Of course, at the highest level, Lemonade isn’t just an assortment of loosely affiliated, siloed companies all doing their own thing. Lemonade Car and Lemonade Home have much more in common with each other, obviously, than Warby Parker and Patagonia. Which brings us to…
Some challenges of the Company Model
While the Company Model frees Lemonade Car or Lemonade Pet to blast full-speed ahead toward their own Objectives and Key Results (OKRs)—utilizing shared departments and functions to make magic without redundancies—there are a few challenges to keep in mind.

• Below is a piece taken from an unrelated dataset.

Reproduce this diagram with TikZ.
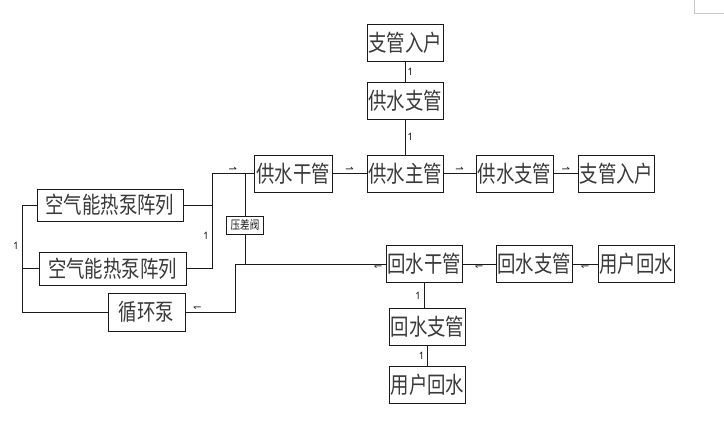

A core element of Lemonade’s strategy is to grow with our customers and meet their insurance needs as they go through predictable lifecycle events. Ultimately, this means a customer can toggle between their pet, homeowners, life, and car policies—all through a single app.
But one potential pitfall of a Company Model, if it’s not addressed, is that it can inhibit such inter-company cross-selling. For instance, it doesn’t make any sense if a member of our CX team is speaking with a homeowners policyholder and hears a dog barking in the background…but doesn’t think to tell this policyholder about Lemonade Pet and the resulting bundling discounts they’d be eligible for.
That’s why we have dedicated teams who focus on the crossover between Lemonade products, allowing the individual Companies to charge ahead on their product-specific OKRs without getting bogged down in cross-sales.
A balancing act
If you have distinct “companies” all pursuing distinct goals (which ladder up to shared OKRs), how do you monitor resource allocation? Where is the overall accountability in terms of metrics like expense ratio?
The Company Model is not static. It requires vigilance, monitoring, and a constant elaboration and recalibration so that the structure does not shift out of balance.
If you’ve got multiple Companies, each running in its own direction, how do you ensure things aren’t diverging? Horizontal departments become very critical.
We heavily depend on the OKR framework and a deep understanding of available resources to drive priority calls and alignment between initiatives and what we’re trying to achieve.
If you don’t have stabilizers in place, each Company could potentially go off and do its own thing.
In one sense, you want this to happen. You want your Company leads to be super ambitious, thinking about their own customers, loss ratio, growth targets, and so on, so that they can be off to the races. But from the standpoint of Lemonade as a whole, you need to make sure that everything has a cohesiveness on a horizontal level.
At the end of the day, though, it’s important to keep one key fact in mind: Your customers don’t care about your organizational structure—they care about having a streamlined, delightful, unified experience.